Erika Giovanna Klien
Erika Giovanna Klien (12 April 1900 – 19 July 1957) was an artist and art educator.
Erika Giovanna Klien | |
---|---|
Born | Borgo Valsugana, Italy | April 12, 1900
Died | July 19, 1957 57) New York, New York | (aged
Nationality | Italian-American |
Education | Vienna School of Applied Arts |
Known for | Painting |
Movement | Kinetism |
Career
Erika Giovanna Klien began her studies at the Vienna School of Applied Arts, also known as Kunstgewerbeschule Wien in Vienna, Austria in 1919 and graduated in 1925.[1] She was a student of Dr. Franz Cizek and became one of his teaching assistants at his Juvenile Art Class. In Cizek's course, Theory of Ornamental Form, Klien was introduced to a new style known as Viennese Kinetism. Kinetism emphasized movement and modern vitality, in a way similar to French Cubism, Italian Futurism and Russian Constructivism.[2] She developed the technique and theories of Kinetism throughout her artistic life and became its leading exponent.[1]
Cizek included her in several international exhibitions, including the Paris Decorative Arts Exhibition of 1925 and the International Exhibition of Modern Art in New York City in 1927. After graduation, Klien found it difficult, as did many women, to earn a living as an independent artist. She worked as a commercial graphic artist and taught at the Elizabeth Duncan School, at Klessheim near Salzburg, from 1926 to 1928.[1] She exhibited her work at the Fourth International Congress of Art Education in Prague in 1928.[3]
In 1929 Klien sailed for the United States, bringing with her hopes for an artistic career and the reform theories of children's art education she had acquired in Vienna.[2] She worked at New York’s Stuyvesant High School, Spence School, Dalton School and the Walt Whitman School, among others. To earn a living for herself and her son, she taught simultaneously at three institutions from 1930 to 1940.[1]
Personal life
Klien was born April 12, 1900 in Borgo Valsugana, Trentino, Italy. In 1928, unmarried, she had a son, whom she kept secret from her family. In 1929 she moved to the United States. Klien's son Walter Klien (27 November 1928 in Graz, Austria – 10 February 1991) became a pianist. In 1938 Klien became a U. S. citizen.
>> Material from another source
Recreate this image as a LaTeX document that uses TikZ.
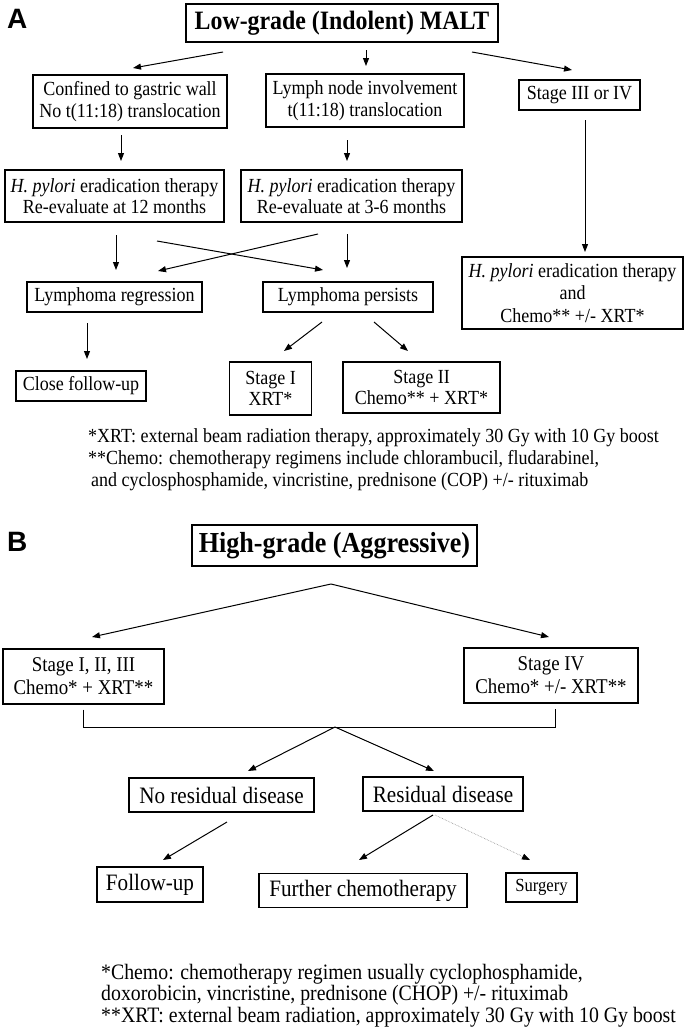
\documentclass[tikz,border=0pt]{standalone}
\usepackage{fontspec}
\setmainfont{Liberation Serif}[FakeStretch=0.9]
\newfontfamily\labfont{Liberation Sans}
\usetikzlibrary{arrows.meta,calc}
\begin{document}
\begin{tikzpicture}[x=1pt,y=-1pt,
  box/.style={draw, line width=1.2pt, align=center, inner sep=0pt},
  sz/.style 2 args={minimum width=#1pt, minimum height=#2pt},
  fA/.style={font=\fontsize{20}{21.5}\selectfont},
  fB/.style={font=\fontsize{21}{23}\selectfont},
  fBig/.style={font=\fontsize{23.5}{25}\selectfont},
  fnote/.style={align=left, anchor=north west, inner sep=0pt},
  panel/.style={font=\labfont\bfseries\fontsize{28}{28}\selectfont, anchor=north west, inner sep=0pt},
  arr/.style={line width=1pt, -{Triangle[length=8pt,width=6pt]}},
  garr/.style={line width=0.6pt, draw=black!45, densely dotted, -{Triangle[length=8pt,width=6pt,color=black]}}]
\useasboundingbox[fill=white] (0,0) rectangle (687,1028);

% ---------------- Panel A ----------------
\node[panel] (labA) at (7,9) {A};
\node[box, sz={312}{38}, font=\bfseries\fontsize{26.5}{28}\selectfont] (title) at (342,23) {Low-grade (Indolent) MALT};
\node[box, fA, sz={194}{53}] (conf) at (130,101.5) {Confined to gastric wall\\No t(11:18) translocation};
\node[box, fA, sz={198}{53}] (lymph) at (365,100.5) {Lymph node involvement\\t(11:18) translocation};
\node[box, fA, sz={121}{30}] (st34) at (579.5,95) {Stage III or IV};
\node[box, fA, sz={219}{52}] (hp1) at (114.5,196) {\textit{H. pylori} eradication therapy\\Re-evaluate at 12 months};
\node[box, fA, sz={221}{52}] (hp2) at (351.5,196) {\textit{H. pylori} eradication therapy\\Re-evaluate at 3-6 months};
\node[box, fA, sz={221}{72}, font=\fontsize{20}{22.5}\selectfont] (hp3) at (572.5,293) {\textit{H. pylori} eradication therapy\\and\\Chemo** +/- XRT*};
\node[box, fA, sz={175}{30}] (lreg) at (114.5,297) {Lymphoma regression};
\node[box, fA, sz={170}{30}] (lper) at (348,297) {Lymphoma persists};
\node[box, fA, sz={130}{30}] (close) at (81,386) {Close follow-up};
\node[box, fA, sz={82}{53}] (st1) at (270.5,388.5) {Stage I\\XRT*};
\node[box, fA, sz={157}{51}] (st2) at (421.5,387.5) {Stage II\\Chemo** + XRT*};
\node[fnote, font=\fontsize{20}{22}\selectfont] (fnA) at (88,428) {*XRT: external beam radiation therapy, approximately 30 Gy with 10 Gy boost\\**Chemo: chemotherapy regimens include chlorambucil, fludarabinel,\\\hspace*{3pt}and cyclosphosphamide, vincristine, prednisone (COP) +/- rituximab};

% connector end points (free ends)
\coordinate (t1s) at (223,52);  \coordinate (t1e) at (133,68);
\coordinate (t2s) at (366,50);  \coordinate (t2e) at (366,66);
\coordinate (t3s) at (472,52);  \coordinate (t3e) at (572,70);
\coordinate (c1s) at (121,135); \coordinate (c1e) at (121,161);
\coordinate (l1s) at (347,140); \coordinate (l1e) at (347,161);
\coordinate (s3s) at (585,120); \coordinate (s3e) at (585,252);
\coordinate (h1s) at (116,235); \coordinate (h1e) at (116,270);
\coordinate (x1s) at (157,241); \coordinate (x1e) at (323,270);
\coordinate (x2s) at (318,234); \coordinate (x2e) at (158,271);
\coordinate (h2s) at (347,234); \coordinate (h2e) at (347,268);
\coordinate (r1s) at (87,323);  \coordinate (r1e) at (87,359);
\coordinate (p1s) at (322,322); \coordinate (p1e) at (284,351);
\coordinate (p2s) at (374,322); \coordinate (p2e) at (408,351);

\draw[arr] (t1s) -- (t1e);
\draw[arr] (t2s) -- (t2e);
\draw[arr] (t3s) -- (t3e);
\draw[arr] (c1s) -- (c1e);
\draw[arr] (l1s) -- (l1e);
\draw[arr] (s3s) -- (s3e);
\draw[arr] (h1s) -- (h1e);
\draw[arr] (x1s) -- (x1e);
\draw[arr] (x2s) -- (x2e);
\draw[arr] (h2s) -- (h2e);
\draw[arr] (r1s) -- (r1e);
\draw[arr] (p1s) -- (p1e);
\draw[arr] (p2s) -- (p2e);

% ---------------- Panel B ----------------
\node[panel] (labB) at (7,532) {B};
\node[box, sz={285}{41}, font=\bfseries\fontsize{29}{31}\selectfont] (htitle) at (334.5,545.5) {High-grade (Aggressive)};
\node[box, fB, sz={161}{55}] (s123) at (83.5,676.5) {Stage I, II, III\\Chemo* + XRT**};
\node[box, fB, sz={174}{55}] (s4) at (551,675.5) {Stage IV\\Chemo* +/- XRT**};
\node[box, fBig, sz={185}{34}] (nores) at (221.5,795) {No residual disease};
\node[box, fBig, sz={160}{34}] (res) at (443,794) {Residual disease};
\node[box, fBig, sz={106}{35}] (follow) at (150,884.5) {Follow-up};
\node[box, fBig, sz={208}{34}] (further) at (363,890.5) {Further chemotherapy};
\node[box, sz={71}{29}, font=\fontsize{18.5}{20}\selectfont] (surg) at (541.5,887.5) {Surgery};
\node[fnote, font=\fontsize{22}{21.5}\selectfont] (fnB) at (101,964) {*Chemo: chemotherapy regimen usually cyclophosphamide,\\doxorobicin, vincristine, prednisone (CHOP) +/- rituximab\\**XRT: external beam radiation, approximately 30 Gy with 10 Gy boost};

\coordinate (apex) at (331,584);
\coordinate (ta) at (92,637);
\coordinate (tb) at (549,637);
\draw[arr] (apex) -- (ta);
\draw[arr] (apex) -- (tb);

\coordinate (bk) at (335,727);
\coordinate (bkl) at ($(s123.south)+(0,5)$);
\coordinate (bkr) at ($(s4.south)+(4,5)$);
\draw[line width=1pt] (bkl) -- (bkl |- bk) -- (bkr |- bk) -- (bkr);
\coordinate (na) at (248,771);
\coordinate (nb) at (434,771);
\draw[arr] (bk) -- (na);
\draw[arr] (bk) -- (nb);

\coordinate (f1s) at (227,822); \coordinate (f1e) at (163,860);
\coordinate (g1s) at (433,815); \coordinate (g1e) at (359,860);
\coordinate (g2s) at (435,815); \coordinate (g2e) at (530,860);
\draw[arr] (f1s) -- (f1e);
\draw[arr] (g1s) -- (g1e);
\draw[garr] (g2s) -- (g2e);
\end{tikzpicture}
\end{document}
She died on 19 July 1957 from a heart attack in New York City.[1]
Exhibitions
- 1930: The New School for Social Research, New York[4]
- 1975: Galerie Pabst, Vienna[4]
- 1986: Retrospective at Gallery Pabst, Munich
- 1987: Museum des XX. Jahrhunderts (Museum of the 20th Century), Vienna (250 works)
- 1989: Rachel Adler Gallery, New York[4]
- 2001: Bolzano
- 2006: Société Anonyme at the Hammer, reviewed in The Aesthetic
- Permanently: Phillips Collection Art Museum in Washington, DC.